Learning To Be A Shepherd In Zimbabwe
By Father Ariel Tampus SVD
Father Ariel, from Cebu, was one of 14 ordained to the priesthood on 9 March in Divine Word Seminary, Tagaytay City, and is hoping to return soon to Zimbabwe. Ten of his group have been assigned on mission overseas. http://svdbotswana.home.pl/ , the website of the province of the Society of the Divine Word that includes Botswana, Zambia and Zimbabwe, has a longer version of his article. Father Ariel did his high school studies in Marigondon High School, Mactan, Cebu, and is a graduate of Cebu Normal University. He taught for three years in Michael Learning School, Talisay City, Cebu, before entering the seminary.

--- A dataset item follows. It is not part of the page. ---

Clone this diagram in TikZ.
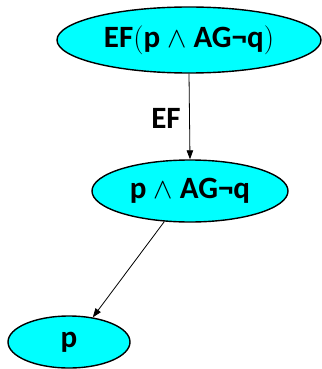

‘I am the Good Shepherd. The Good Shepherd lays down his life for the sheep’ (Jn10:11).Jesus’ parable of the Good Shepherd is one I can really relate to. Maybe it’s because shepherding is an everyday experience in Zimbabwe, a goat, sheep and cattle-raising country. Abelusi, shepherds, are everywhere, taking good care of the animals.
Student once again
I smile every time I remember my one-month stay in a village to practice the Ndebele language and to experience the life and culture of the people. I stayed with a very religious, simple family who treated me as a kin and made me feel at home. Every morning I joined the children in school. I spent a week with grade one pupils and a week with grade two. Then I went to grade four for two weeks, the first time ever I was ‘instantly promoted.’ This helped me to experience once again how a small child learns to speak. Learning a new language, in this case Ndebele, is fun but very humbling. Like a small child, I was very dependent on my elders and teachers. Even my grade one classmates were also my ‘elders’ and teachers.
Warmth of family
In the evening, after supper, our family usually gathered around the fire telling and listening to stories. We lived in a round hut where everything was arranged beautifully on the sides. African families are usually large and extended and have close ties. The fireplace in the middle warmed us during those windy and cold evenings, but the laughter around it made us even warmer. I loved it when we exchanged tales from our grandmother's story book down to the present happenings of the children in school. Our mother always led us in prayer before eating and before we slept. Our evening family activities seemed ordinary but were truly expressions of love and care.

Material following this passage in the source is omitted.